Honorary Fellows: Professor Peter Raynes FInstP, FRS
Department of Chemistry, University of York.
For his major contributions to physics through his influential research on liquid crystal materials and displays.
Following degrees in physics at the University of Cambridge, Peter Raynes dedicated more than 40 years to scientific research into liquid crystals materials and devices after joining the Royal Signals and Radar Establishment at Malvern in 1971, where he remained for 21 years.
Raynes has played a crucial role in the development of liquid crystal displays (LCDs): a technology that is now used by the vast majority of televisions and computers. Raynes’s inventions and techniques played a vital role in putting LCDs in the prime position that they are in today: they have been licensed to the world’s major manufacturers and have resulted in royalties to the UK of over £100 m.
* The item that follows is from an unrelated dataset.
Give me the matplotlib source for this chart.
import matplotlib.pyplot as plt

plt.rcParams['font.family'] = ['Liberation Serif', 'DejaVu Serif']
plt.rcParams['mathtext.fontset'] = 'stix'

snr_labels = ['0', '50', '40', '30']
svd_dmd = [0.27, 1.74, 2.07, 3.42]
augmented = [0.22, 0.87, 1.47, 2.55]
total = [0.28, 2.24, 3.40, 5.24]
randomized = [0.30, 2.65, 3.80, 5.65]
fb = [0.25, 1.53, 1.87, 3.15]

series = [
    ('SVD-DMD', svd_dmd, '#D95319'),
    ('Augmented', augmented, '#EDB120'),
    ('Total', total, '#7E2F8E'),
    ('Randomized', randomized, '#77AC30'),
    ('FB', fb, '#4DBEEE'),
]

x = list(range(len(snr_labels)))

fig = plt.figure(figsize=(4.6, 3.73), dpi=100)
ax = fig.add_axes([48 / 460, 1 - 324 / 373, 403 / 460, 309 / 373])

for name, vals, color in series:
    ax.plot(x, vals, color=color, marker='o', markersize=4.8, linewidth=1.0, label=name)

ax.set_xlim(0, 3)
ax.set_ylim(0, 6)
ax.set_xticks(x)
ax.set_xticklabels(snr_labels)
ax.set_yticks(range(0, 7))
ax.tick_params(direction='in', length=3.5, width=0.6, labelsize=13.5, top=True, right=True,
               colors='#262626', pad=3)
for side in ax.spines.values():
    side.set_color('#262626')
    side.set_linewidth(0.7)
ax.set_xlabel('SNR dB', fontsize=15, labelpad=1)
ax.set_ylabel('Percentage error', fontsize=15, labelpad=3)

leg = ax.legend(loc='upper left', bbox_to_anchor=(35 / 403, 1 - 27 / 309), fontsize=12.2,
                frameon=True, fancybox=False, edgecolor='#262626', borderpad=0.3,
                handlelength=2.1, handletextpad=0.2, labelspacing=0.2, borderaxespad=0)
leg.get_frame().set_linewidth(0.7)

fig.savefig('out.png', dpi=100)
Raynes was director of research of Sharp Laboratories (Europe) Ltd until 1998 when he took up the chair of optoelectronic engineering in the Department of Engineering Science at the University of Oxford. He is currently an emeritus professor at Oxford and an honorary visiting professor in the Department of Chemistry at the University of York. He received an honorary doctorate in 2012 from the University of Hull.
Prof. Raynes is a Fellow of the Royal Society, the Institute of Physics and the Society for Information Display. He has been awarded the Rank Prize for Optoelectronics, the Paterson Medal of the IOP, the Jan Rajchman Prize of the Society for Information Display and the G W Gray Medal of the British Liquid Crystal Society.